» **Requirement**: In this exercise, print only the lines of the records below from the one with "Rebuild this chart as a component, using" through the one with "const timeStep = 0.025;", inclusive. Pictures are not part of the copy.

[Dataset records]

-*-*-

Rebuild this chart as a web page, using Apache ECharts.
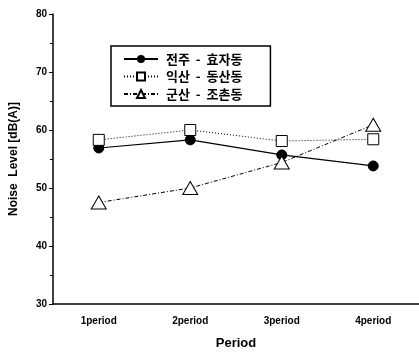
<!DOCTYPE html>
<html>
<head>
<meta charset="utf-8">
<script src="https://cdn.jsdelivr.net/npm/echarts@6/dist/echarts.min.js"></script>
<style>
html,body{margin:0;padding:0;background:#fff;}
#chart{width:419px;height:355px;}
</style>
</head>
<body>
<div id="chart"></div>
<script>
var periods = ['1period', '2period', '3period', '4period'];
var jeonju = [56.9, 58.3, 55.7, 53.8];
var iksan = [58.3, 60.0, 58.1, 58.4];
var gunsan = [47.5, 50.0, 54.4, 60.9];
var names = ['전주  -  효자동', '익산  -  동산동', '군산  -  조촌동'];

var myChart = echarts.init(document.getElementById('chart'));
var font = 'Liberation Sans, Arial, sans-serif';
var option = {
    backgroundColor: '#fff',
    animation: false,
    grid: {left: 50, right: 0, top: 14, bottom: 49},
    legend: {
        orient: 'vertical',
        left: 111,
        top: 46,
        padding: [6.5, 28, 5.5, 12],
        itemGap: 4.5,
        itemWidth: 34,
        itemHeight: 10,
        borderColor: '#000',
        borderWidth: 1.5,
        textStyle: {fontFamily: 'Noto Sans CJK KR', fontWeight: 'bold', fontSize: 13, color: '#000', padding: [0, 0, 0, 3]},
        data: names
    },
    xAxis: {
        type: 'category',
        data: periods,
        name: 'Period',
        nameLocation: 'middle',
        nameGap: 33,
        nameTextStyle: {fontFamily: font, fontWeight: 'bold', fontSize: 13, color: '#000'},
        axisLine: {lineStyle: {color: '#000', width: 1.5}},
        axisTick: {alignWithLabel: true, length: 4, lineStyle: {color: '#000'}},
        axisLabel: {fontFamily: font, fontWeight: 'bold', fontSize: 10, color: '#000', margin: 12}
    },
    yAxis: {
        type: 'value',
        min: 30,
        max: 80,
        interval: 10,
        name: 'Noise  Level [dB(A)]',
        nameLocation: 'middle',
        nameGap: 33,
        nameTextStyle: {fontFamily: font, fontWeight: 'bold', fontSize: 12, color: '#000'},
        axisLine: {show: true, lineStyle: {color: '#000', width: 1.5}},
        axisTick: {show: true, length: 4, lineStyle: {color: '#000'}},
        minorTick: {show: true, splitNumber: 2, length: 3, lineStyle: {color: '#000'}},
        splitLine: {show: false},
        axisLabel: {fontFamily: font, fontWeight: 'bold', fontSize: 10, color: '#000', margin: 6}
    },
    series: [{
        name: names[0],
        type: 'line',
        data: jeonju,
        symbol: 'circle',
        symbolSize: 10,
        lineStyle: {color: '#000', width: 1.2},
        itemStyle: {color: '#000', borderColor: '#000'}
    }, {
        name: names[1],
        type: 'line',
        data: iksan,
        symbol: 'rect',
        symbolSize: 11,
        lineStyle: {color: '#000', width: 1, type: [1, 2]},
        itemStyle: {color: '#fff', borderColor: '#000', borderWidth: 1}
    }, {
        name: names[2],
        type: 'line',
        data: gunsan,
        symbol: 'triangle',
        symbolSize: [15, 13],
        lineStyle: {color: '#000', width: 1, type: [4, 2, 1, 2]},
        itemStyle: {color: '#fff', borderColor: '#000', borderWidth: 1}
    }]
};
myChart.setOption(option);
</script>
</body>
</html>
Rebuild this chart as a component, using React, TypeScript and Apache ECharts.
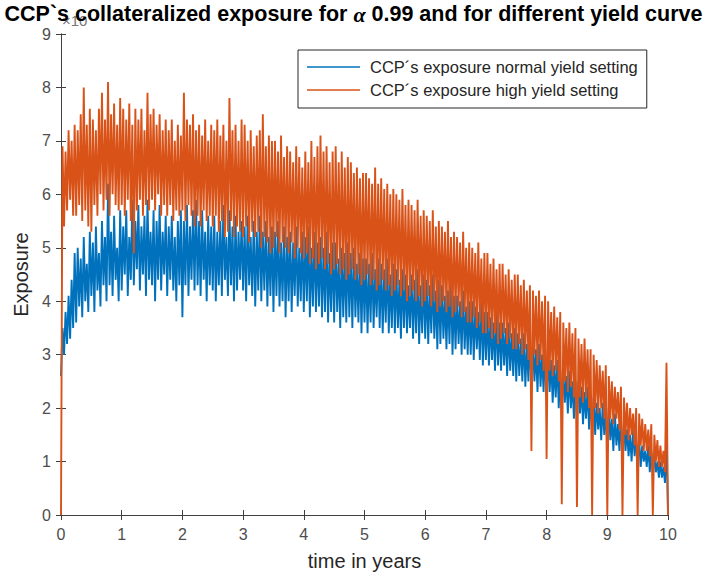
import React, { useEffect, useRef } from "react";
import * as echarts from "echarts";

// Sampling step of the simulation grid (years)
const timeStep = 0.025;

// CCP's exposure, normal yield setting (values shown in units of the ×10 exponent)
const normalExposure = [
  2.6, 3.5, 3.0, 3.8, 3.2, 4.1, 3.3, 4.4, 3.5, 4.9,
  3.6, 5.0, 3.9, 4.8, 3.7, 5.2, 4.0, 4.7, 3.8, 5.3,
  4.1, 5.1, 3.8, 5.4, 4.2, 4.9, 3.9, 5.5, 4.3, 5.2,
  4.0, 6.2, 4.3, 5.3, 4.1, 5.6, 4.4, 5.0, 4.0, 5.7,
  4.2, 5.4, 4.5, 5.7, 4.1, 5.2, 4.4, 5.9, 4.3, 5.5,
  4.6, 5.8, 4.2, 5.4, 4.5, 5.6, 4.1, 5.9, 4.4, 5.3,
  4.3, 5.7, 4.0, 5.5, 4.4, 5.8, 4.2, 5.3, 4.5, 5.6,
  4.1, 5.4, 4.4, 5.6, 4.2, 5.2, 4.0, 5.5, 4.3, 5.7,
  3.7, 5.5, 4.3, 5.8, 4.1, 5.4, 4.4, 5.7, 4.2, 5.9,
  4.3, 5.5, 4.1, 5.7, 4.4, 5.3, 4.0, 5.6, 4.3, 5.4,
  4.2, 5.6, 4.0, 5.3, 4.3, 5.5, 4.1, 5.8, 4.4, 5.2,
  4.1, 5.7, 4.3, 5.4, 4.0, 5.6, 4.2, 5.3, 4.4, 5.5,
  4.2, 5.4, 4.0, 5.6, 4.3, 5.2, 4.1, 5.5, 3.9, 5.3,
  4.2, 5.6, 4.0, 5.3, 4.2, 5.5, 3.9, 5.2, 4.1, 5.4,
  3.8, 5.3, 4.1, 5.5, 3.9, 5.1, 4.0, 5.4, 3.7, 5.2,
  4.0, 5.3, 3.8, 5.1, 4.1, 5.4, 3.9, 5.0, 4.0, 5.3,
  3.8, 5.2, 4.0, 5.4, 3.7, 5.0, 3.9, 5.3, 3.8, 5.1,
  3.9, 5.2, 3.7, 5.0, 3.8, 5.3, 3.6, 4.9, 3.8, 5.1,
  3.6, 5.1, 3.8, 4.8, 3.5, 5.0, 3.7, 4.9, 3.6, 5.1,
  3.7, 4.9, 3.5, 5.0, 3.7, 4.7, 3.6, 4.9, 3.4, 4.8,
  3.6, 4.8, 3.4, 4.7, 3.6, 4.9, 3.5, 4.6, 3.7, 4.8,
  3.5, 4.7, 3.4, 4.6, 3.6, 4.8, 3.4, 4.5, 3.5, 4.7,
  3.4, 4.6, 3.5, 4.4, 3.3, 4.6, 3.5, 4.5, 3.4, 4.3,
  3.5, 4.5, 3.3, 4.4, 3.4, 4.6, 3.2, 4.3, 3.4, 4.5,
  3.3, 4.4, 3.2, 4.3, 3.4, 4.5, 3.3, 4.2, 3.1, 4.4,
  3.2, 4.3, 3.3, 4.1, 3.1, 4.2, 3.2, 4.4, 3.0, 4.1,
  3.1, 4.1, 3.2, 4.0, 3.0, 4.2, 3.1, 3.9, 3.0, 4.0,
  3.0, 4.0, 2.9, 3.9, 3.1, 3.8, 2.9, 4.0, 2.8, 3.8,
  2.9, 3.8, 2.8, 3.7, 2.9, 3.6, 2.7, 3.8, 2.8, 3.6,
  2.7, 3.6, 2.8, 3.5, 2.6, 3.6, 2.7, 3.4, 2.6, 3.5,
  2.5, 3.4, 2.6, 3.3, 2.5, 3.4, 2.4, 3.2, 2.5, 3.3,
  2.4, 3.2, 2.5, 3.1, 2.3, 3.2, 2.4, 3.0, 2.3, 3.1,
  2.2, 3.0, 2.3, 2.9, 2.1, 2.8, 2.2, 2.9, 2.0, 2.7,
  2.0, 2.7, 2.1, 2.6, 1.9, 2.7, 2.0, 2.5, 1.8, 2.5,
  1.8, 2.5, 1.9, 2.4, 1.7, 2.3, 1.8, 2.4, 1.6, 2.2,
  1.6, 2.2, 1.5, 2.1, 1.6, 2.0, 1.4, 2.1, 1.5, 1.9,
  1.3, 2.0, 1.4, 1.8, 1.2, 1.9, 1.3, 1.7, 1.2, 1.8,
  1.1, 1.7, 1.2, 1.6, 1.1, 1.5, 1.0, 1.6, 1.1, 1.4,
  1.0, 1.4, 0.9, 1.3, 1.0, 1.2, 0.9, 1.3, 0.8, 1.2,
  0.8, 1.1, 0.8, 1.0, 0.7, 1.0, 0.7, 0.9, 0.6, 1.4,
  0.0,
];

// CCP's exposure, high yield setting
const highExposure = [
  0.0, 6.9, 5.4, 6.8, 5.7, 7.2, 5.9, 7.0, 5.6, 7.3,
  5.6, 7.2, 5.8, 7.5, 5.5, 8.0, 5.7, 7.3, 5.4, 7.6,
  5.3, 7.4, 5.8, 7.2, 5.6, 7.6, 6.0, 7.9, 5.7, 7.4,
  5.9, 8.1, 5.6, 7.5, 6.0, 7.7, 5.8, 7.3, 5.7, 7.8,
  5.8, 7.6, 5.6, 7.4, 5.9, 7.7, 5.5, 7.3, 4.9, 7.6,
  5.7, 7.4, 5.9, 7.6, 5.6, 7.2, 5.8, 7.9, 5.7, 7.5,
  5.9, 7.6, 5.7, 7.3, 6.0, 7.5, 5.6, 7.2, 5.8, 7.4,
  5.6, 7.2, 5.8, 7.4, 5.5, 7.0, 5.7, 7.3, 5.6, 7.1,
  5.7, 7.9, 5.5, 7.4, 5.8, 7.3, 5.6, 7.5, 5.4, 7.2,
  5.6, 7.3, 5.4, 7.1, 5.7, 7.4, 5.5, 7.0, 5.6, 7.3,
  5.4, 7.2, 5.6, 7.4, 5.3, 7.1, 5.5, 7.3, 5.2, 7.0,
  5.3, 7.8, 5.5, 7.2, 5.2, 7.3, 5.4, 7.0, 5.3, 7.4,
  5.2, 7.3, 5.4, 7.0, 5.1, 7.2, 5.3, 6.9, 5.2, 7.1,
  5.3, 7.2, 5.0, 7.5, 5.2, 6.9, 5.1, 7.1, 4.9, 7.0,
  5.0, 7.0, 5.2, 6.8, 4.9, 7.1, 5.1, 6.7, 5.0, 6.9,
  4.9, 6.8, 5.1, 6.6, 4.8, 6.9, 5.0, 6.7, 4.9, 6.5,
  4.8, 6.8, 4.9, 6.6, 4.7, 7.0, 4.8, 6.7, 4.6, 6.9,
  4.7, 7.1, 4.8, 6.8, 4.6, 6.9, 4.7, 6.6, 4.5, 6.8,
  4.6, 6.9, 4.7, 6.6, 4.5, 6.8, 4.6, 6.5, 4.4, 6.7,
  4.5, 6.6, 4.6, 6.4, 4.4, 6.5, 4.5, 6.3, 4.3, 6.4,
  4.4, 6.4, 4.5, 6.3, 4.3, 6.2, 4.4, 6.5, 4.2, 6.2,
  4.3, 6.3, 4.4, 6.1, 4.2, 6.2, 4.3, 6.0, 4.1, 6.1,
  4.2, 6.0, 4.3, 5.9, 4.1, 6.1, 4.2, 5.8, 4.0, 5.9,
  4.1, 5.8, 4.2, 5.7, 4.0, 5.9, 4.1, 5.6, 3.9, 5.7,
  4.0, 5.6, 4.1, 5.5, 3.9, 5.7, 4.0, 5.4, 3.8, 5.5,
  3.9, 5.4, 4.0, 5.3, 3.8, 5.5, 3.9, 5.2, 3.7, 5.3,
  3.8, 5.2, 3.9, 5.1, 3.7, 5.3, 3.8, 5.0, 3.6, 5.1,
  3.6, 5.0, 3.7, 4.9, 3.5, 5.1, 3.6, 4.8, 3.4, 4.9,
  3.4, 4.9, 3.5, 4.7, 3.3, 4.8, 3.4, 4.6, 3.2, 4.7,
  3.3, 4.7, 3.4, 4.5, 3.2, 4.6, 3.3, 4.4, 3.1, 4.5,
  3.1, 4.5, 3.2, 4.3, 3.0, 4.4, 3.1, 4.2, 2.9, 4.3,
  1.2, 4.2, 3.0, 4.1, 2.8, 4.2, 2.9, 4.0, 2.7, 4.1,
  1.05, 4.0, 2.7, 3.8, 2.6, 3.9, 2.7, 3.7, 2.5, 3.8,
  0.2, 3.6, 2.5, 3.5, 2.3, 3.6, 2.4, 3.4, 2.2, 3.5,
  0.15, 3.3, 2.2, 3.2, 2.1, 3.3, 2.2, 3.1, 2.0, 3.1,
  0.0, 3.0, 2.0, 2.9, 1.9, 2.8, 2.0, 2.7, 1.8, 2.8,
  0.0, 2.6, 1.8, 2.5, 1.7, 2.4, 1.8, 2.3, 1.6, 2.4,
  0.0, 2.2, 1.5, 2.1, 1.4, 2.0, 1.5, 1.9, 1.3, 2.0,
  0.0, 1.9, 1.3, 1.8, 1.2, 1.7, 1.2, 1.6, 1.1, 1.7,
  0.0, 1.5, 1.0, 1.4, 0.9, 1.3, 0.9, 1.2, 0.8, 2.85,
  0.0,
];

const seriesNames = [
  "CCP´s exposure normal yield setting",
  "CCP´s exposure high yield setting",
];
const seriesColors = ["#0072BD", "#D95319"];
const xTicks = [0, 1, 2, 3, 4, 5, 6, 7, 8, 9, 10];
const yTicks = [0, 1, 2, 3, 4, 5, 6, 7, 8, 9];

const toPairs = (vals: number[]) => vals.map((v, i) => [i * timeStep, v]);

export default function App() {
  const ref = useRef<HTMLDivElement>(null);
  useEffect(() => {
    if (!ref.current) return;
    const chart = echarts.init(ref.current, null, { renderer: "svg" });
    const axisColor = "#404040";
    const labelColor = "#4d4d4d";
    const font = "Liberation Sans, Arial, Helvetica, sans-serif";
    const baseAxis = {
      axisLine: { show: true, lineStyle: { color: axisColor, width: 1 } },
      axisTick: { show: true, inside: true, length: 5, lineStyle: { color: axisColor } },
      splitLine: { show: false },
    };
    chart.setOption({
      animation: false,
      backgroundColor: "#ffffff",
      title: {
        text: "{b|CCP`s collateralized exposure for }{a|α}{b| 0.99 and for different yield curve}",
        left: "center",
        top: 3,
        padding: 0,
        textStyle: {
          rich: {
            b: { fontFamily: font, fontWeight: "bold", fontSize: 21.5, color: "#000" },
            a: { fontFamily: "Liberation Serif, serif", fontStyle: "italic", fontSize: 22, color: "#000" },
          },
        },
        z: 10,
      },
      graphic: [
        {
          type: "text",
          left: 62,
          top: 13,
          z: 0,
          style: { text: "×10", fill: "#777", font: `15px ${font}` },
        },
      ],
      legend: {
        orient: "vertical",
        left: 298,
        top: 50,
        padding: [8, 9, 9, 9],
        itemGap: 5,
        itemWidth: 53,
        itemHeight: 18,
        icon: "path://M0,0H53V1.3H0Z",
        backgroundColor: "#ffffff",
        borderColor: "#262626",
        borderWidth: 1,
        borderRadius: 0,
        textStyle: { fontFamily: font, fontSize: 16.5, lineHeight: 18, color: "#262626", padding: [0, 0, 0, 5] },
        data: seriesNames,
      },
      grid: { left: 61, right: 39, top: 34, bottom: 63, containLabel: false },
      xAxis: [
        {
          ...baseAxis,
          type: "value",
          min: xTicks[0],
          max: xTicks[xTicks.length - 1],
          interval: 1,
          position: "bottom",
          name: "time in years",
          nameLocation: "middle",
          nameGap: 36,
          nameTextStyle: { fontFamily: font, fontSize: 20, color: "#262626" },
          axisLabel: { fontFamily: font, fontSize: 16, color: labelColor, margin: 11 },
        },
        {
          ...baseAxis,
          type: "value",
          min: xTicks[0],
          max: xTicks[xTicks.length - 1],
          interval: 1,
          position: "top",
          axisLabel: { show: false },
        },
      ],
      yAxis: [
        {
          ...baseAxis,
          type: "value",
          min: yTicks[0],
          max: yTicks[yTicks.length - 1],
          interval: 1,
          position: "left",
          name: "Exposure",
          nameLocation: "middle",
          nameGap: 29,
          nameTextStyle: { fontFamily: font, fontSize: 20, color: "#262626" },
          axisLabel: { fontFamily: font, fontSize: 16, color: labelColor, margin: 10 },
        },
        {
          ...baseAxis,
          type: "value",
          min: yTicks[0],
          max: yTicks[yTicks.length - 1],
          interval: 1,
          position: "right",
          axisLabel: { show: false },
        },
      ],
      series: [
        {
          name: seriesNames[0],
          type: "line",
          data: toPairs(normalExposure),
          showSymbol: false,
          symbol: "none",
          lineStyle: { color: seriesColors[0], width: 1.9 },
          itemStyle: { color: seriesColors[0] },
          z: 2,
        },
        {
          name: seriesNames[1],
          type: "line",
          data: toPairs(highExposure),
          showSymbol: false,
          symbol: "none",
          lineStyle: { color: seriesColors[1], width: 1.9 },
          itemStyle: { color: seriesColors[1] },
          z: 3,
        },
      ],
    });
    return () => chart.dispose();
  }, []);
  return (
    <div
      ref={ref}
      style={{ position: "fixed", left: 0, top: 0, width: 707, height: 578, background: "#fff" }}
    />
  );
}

-*-*-

» **Exercise solution**:
Rebuild this chart as a component, using React, TypeScript and Apache ECharts.
import React, { useEffect, useRef } from "react";
import * as echarts from "echarts";

// Sampling step of the simulation grid (years)
const timeStep = 0.025;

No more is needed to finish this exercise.